Stated goal = Write out the records word for word, with no pictures.
╭─ Exercise inputs
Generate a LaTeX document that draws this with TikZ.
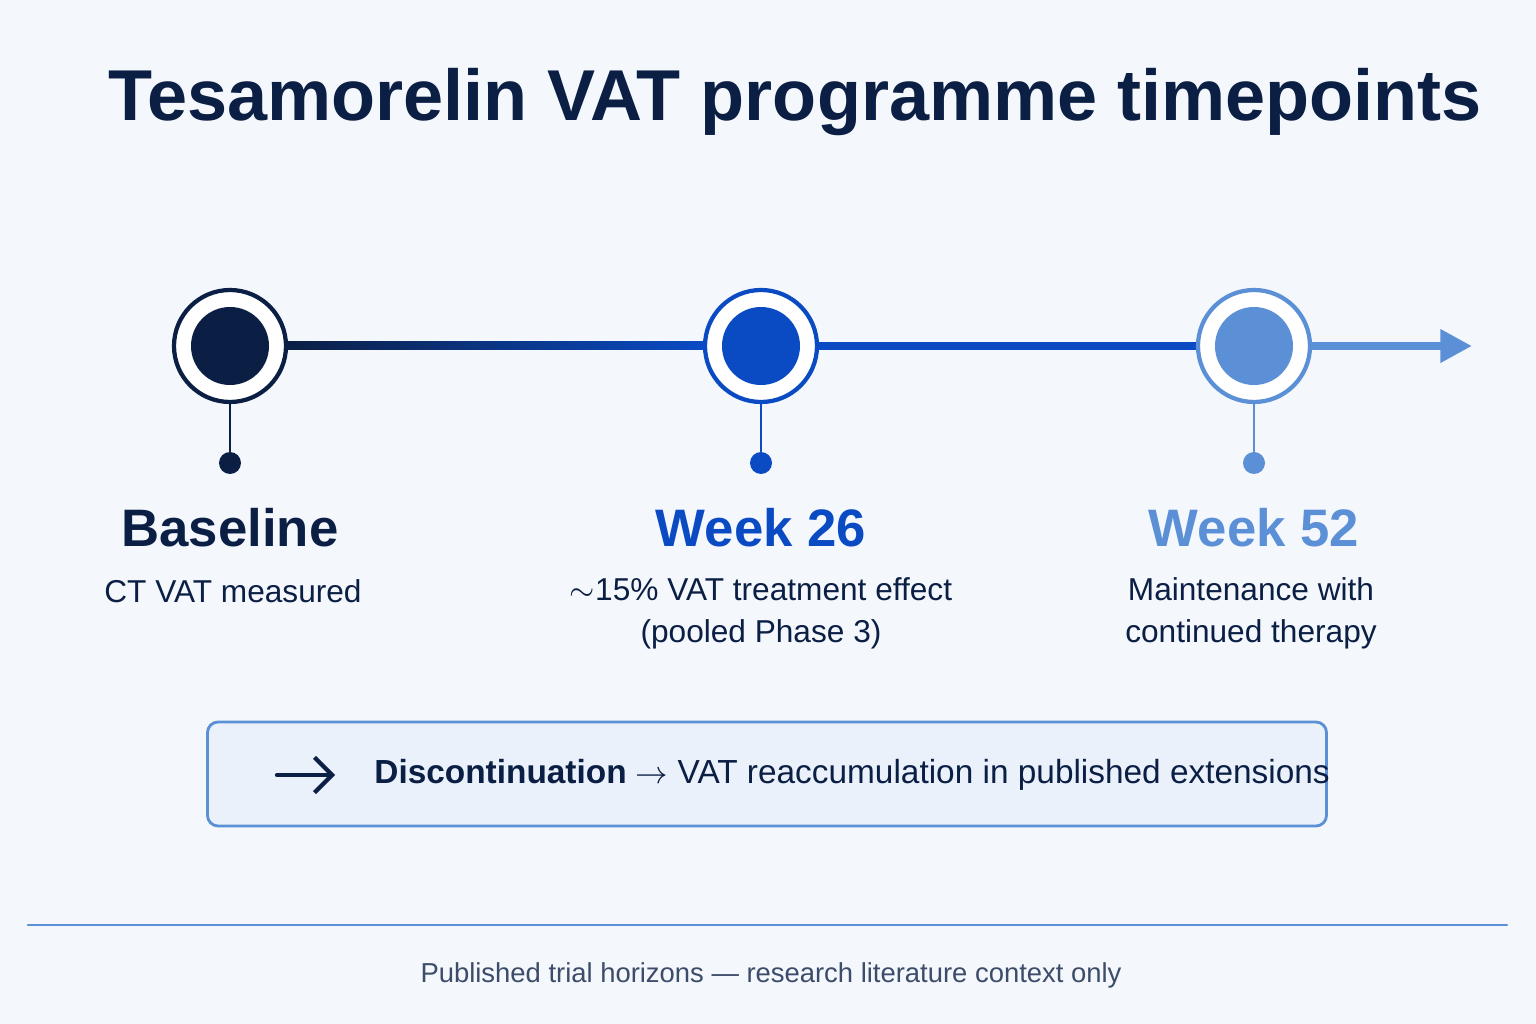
\documentclass[tikz,border=0pt]{standalone}
\usepackage{fontspec}
\setmainfont{Liberation Sans}
\usetikzlibrary{arrows.meta,positioning}
\definecolor{navy}{HTML}{0B1F45}
\definecolor{midblue}{HTML}{0A4BC4}
\definecolor{lightblue}{HTML}{5B8FD6}
\definecolor{bgcol}{HTML}{F4F7FB}
\definecolor{boxfill}{HTML}{EAF1FB}
\tikzset{
  ring/.style={circle,draw=#1,line width=1.2pt,fill=white,minimum size=3.2cm*0.35,inner sep=0pt},
  core/.style={circle,fill=#1,minimum size=0.78cm,inner sep=0pt},
  tip/.style={circle,fill=#1,minimum size=0.22cm,inner sep=0pt},
  head/.style={font=\bfseries\fontsize{15}{18}\selectfont,text=#1},
  sub/.style={font=\fontsize{9}{12}\selectfont,text=navy,align=center},
}
\begin{document}
\begin{tikzpicture}[x=0.1mm,y=-0.1mm,line cap=round,line join=round]
\fill[bgcol] (0,0) rectangle (1536,1024);
\useasboundingbox (0,0) rectangle (1536,1024);
\node[font=\bfseries\fontsize{20.5}{24}\selectfont,text=navy] (title) at (795,102) {Tesamorelin VAT programme timepoints};
% timeline
\coordinate (start) at (288,346);
\coordinate (end) at (1472,346);
\shade[left color=navy,right color=midblue] (288,342) rectangle (705,350);
\draw[midblue,line width=2.3pt] (818,346) -- (1198,346);
\draw[lightblue,line width=2.3pt,-{Triangle[length=9pt,width=9pt]}] (1310,346) -- (end);
% milestones
\foreach \n/\x/\c in {base/230/navy,wk26/761/midblue,wk52/1254/lightblue}{
  \node[ring=\c] (\n) at (\x,346) {};
  \node[core=\c] (\n c) at (\x,346) {};
  \node[tip=\c] (\n d) at (\x,463) {};
  \draw[\c,line width=0.8pt] (\n) -- (\n d);
}
\node[head=navy] (lbase) at (230,528) {Baseline};
\node[sub] (sbase) at (233,591) {CT VAT measured};
\node[head=midblue] (lwk26) at (761,528) {Week 26};
\node[sub] (swk26) at (761,613) {$\sim$15\% VAT treatment effect\\(pooled Phase 3)};
\node[head=lightblue] (lwk52) at (1254,528) {Week 52};
\node[sub] (swk52) at (1251,613) {Maintenance with\\continued therapy};
% note box
\node[draw=lightblue,line width=0.8pt,fill=boxfill,rounded corners=3pt,minimum width=11.19cm,minimum height=1.04cm] (note) at (767,774) {};
\draw[navy,line width=1.2pt,-{Straight Barb[length=5pt]}] (277,775) -- (335,775);
\node[anchor=west,font=\fontsize{9.5}{12}\selectfont,text=navy] (ntext) at (362,775) {\textbf{Discontinuation} $\rightarrow$ VAT reaccumulation in published extensions};
% footer
\draw[lightblue,line width=0.6pt] (28,925) -- (1507,925);
\node[font=\fontsize{7.8}{10}\selectfont,text=navy!80] (foot) at (771,975) {Published trial horizons --- research literature context only};
\end{tikzpicture}
\end{document}
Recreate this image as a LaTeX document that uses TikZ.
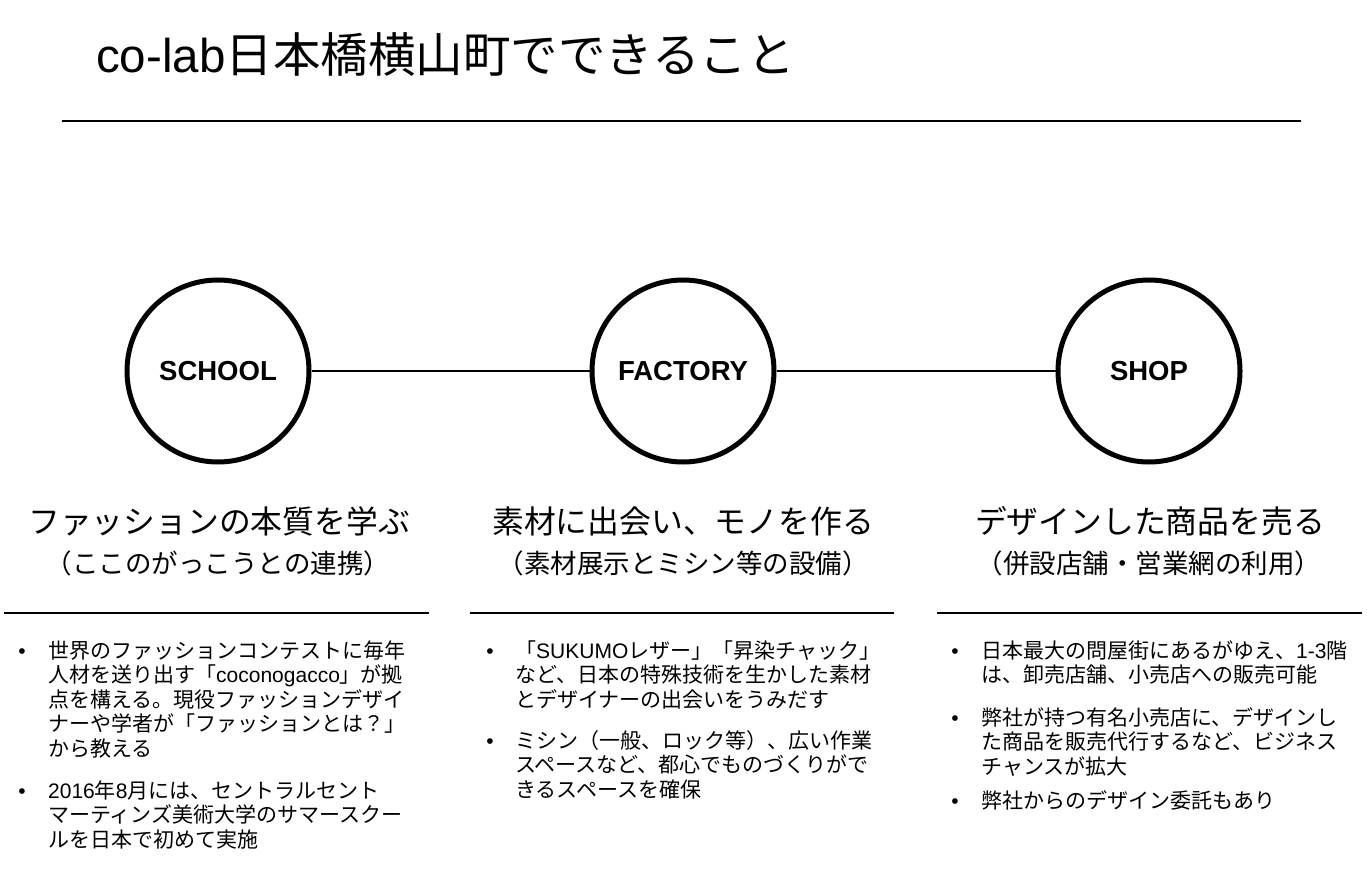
╰─
Solution for this exercise =
Generate a LaTeX document that draws this with TikZ.
\documentclass[tikz,border=0pt]{standalone}
\usepackage{fontspec}
\setmainfont{Liberation Sans}
\usetikzlibrary{arrows.meta,positioning}
\definecolor{navy}{HTML}{0B1F45}
\definecolor{midblue}{HTML}{0A4BC4}
\definecolor{lightblue}{HTML}{5B8FD6}
\definecolor{bgcol}{HTML}{F4F7FB}
\definecolor{boxfill}{HTML}{EAF1FB}
\tikzset{
  ring/.style={circle,draw=#1,line width=1.2pt,fill=white,minimum size=3.2cm*0.35,inner sep=0pt},
  core/.style={circle,fill=#1,minimum size=0.78cm,inner sep=0pt},
  tip/.style={circle,fill=#1,minimum size=0.22cm,inner sep=0pt},
  head/.style={font=\bfseries\fontsize{15}{18}\selectfont,text=#1},
  sub/.style={font=\fontsize{9}{12}\selectfont,text=navy,align=center},
}
\begin{document}
\begin{tikzpicture}[x=0.1mm,y=-0.1mm,line cap=round,line join=round]
\fill[bgcol] (0,0) rectangle (1536,1024);
\useasboundingbox (0,0) rectangle (1536,1024);
\node[font=\bfseries\fontsize{20.5}{24}\selectfont,text=navy] (title) at (795,102) {Tesamorelin VAT programme timepoints};
% timeline
\coordinate (start) at (288,346);
\coordinate (end) at (1472,346);
\shade[left color=navy,right color=midblue] (288,342) rectangle (705,350);
\draw[midblue,line width=2.3pt] (818,346) -- (1198,346);
\draw[lightblue,line width=2.3pt,-{Triangle[length=9pt,width=9pt]}] (1310,346) -- (end);
% milestones
\foreach \n/\x/\c in {base/230/navy,wk26/761/midblue,wk52/1254/lightblue}{
  \node[ring=\c] (\n) at (\x,346) {};
  \node[core=\c] (\n c) at (\x,346) {};
  \node[tip=\c] (\n d) at (\x,463) {};
  \draw[\c,line width=0.8pt] (\n) -- (\n d);
}
\node[head=navy] (lbase) at (230,528) {Baseline};
\node[sub] (sbase) at (233,591) {CT VAT measured};
\node[head=midblue] (lwk26) at (761,528) {Week 26};
\node[sub] (swk26) at (761,613) {$\sim$15\% VAT treatment effect\\(pooled Phase 3)};
\node[head=lightblue] (lwk52) at (1254,528) {Week 52};
\node[sub] (swk52) at (1251,613) {Maintenance with\\continued therapy};
% note box
\node[draw=lightblue,line width=0.8pt,fill=boxfill,rounded corners=3pt,minimum width=11.19cm,minimum height=1.04cm] (note) at (767,774) {};
\draw[navy,line width=1.2pt,-{Straight Barb[length=5pt]}] (277,775) -- (335,775);
\node[anchor=west,font=\fontsize{9.5}{12}\selectfont,text=navy] (ntext) at (362,775) {\textbf{Discontinuation} $\rightarrow$ VAT reaccumulation in published extensions};
% footer
\draw[lightblue,line width=0.6pt] (28,925) -- (1507,925);
\node[font=\fontsize{7.8}{10}\selectfont,text=navy!80] (foot) at (771,975) {Published trial horizons --- research literature context only};
\end{tikzpicture}
\end{document}
Recreate this image as a LaTeX document that uses TikZ.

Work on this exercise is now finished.